Implementation Considerations
Deploying Consumer Group Scaling requires addressing:
- Partition Sizing: Determine partition count based on throughput requirements and consumer capacity (e.g., 10 partitions for 10 consumers).
- Broker Configuration: Set up the message broker (e.g., Kafka, RabbitMQ, AWS SQS) for consumer group support and dynamic partition assignment.
- Idempotent Processing: Design consumers to handle duplicate messages during rebalancing or retries using unique message IDs.
- Monitoring and Observability: Track consumer lag, partition assignments, and error rates with tools like Prometheus, Grafana, or AWS CloudWatch.
- Scaling Constraints: Avoid having more consumer instances than partitions to prevent idle consumers.
- Error Handling: Implement dead-letter queues (DLQs) and retry mechanisms for failed messages.
- Security: Secure the topic with encryption (TLS) and access controls (e.g., IAM, SASL).
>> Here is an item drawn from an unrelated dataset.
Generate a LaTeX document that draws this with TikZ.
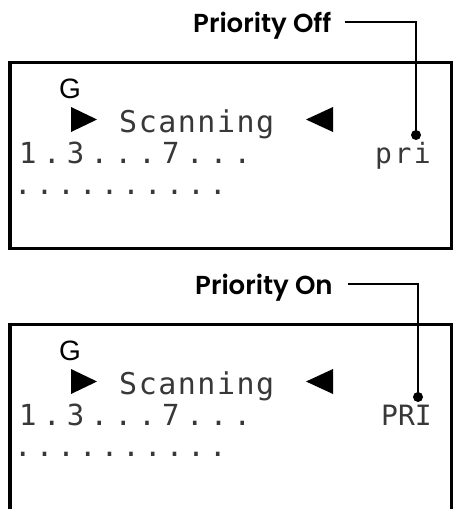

Example Configuration: Kafka Consumer Group
Below is a sample Kafka configuration for a consumer group processing a partitioned topic:
{ "KafkaTopic": { "TopicName": "order-events", "Partitions": 3, "ReplicationFactor": 2, "ConfigEntries": { "retention.ms": "604800000", "max.message.bytes": "1048576" } }, "KafkaConsumerGroup": { "GroupId": "notification-group", "ConsumerConfig": { "bootstrap.servers": "kafka-broker:9092", "group.id": "notification-group", "auto.offset.reset": "earliest", "enable.auto.commit": "false", "max.poll.records": "100", "session.timeout.ms": "30000" } }, "KafkaACL": { "ResourceType": "Topic", "ResourceName": "order-events", "Principal": "User:notification-service", "Operation": "Read", "PermissionType": "Allow" }, "DeadLetterTopic": { "TopicName": "order-events-dlq", "Partitions": 1, "ReplicationFactor": 2 } }
Example: Node.js Consumer Group Implementation
Below is a Node.js example of a consumer group processing messages from a Kafka topic:
const { Kafka } = require('kafkajs'); const kafka = new Kafka({ clientId: 'notification-service', brokers: ['kafka-broker:9092'], ssl: true, sasl: { mechanism: 'plain', username: 'user', password: 'password' } }); const consumer = kafka.consumer({ groupId: 'notification-group', maxInFlightRequests: 100, sessionTimeout: 30000 }); async function processMessages() { await consumer.connect(); await consumer.subscribe({ topic: 'order-events', fromBeginning: false }); await consumer.run({ autoCommit: false, eachMessage: async ({ topic, partition, message, heartbeat }) => { try { const event = JSON.parse(message.value.toString()); console.log(`Processing event from partition ${partition}: ${event.eventType}`); // Simulate message processing (e.g., send notification) await handleEvent(event); // Manually commit offset await consumer.commitOffsets([{ topic, partition, offset: (Number(message.offset) + 1).toString() }]); // Periodic heartbeat to maintain group membership await heartbeat(); } catch (error) { console.error(`Error processing message: ${error.message}`); // Send to DLQ (simulated) await sendToDLQ(topic, partition, message); } } }); } async function handleEvent(event) { // Simulate processing (e.g., send email or SMS) console.log(`Handled event: ${event.eventType}, data: ${JSON.stringify(event.data)}`); } async function sendToDLQ(topic, partition, message) { const dlqProducer = kafka.producer(); await dlqProducer.connect(); await dlqProducer.send({ topic: 'order-events-dlq', messages: [{ key: message.key, value: message.value }] }); await dlqProducer.disconnect(); console.log(`Sent message to DLQ from partition ${partition}`); } processMessages().catch(error => { console.error(`Consumer error: ${error.message}`); process.exit(1); });
Comparison: Consumer Group vs. Single Consumer
The table below compares consumer group scaling with a single consumer approach:
Feature | Consumer Group | Single Consumer |
---|---|---|
Scalability | High, parallel processing via multiple instances | Limited, processes all messages sequentially |
Throughput | High, distributes load across partitions | Low, constrained by single instance |
Fault Tolerance | Robust, reassigns partitions on failure | Poor, failure halts processing |
Complexity | Higher, requires group coordination | Simpler, no coordination needed |
Use Case | High-volume, distributed systems | Low-volume, simple workflows |
Best Practices
To optimize consumer group scaling, follow these best practices:
- Balanced Partitions: Align partition count with expected load and consumer capacity for even distribution.
- Idempotent Consumers: Use unique message IDs to handle duplicates safely during rebalancing or retries.
- Robust Monitoring: Track consumer lag, partition assignments, and errors with tools like Prometheus or CloudWatch.
- Error Handling: Implement DLQs and retry policies to manage failed messages without disrupting processing.
- Secure Communication: Use TLS for encryption and SASL/IAM for authentication with the message broker.
- Dynamic Scaling: Adjust consumer instances based on load, but avoid exceeding partition count.
- Testing Resilience: Simulate consumer failures, rebalancing, and high loads to validate system behavior.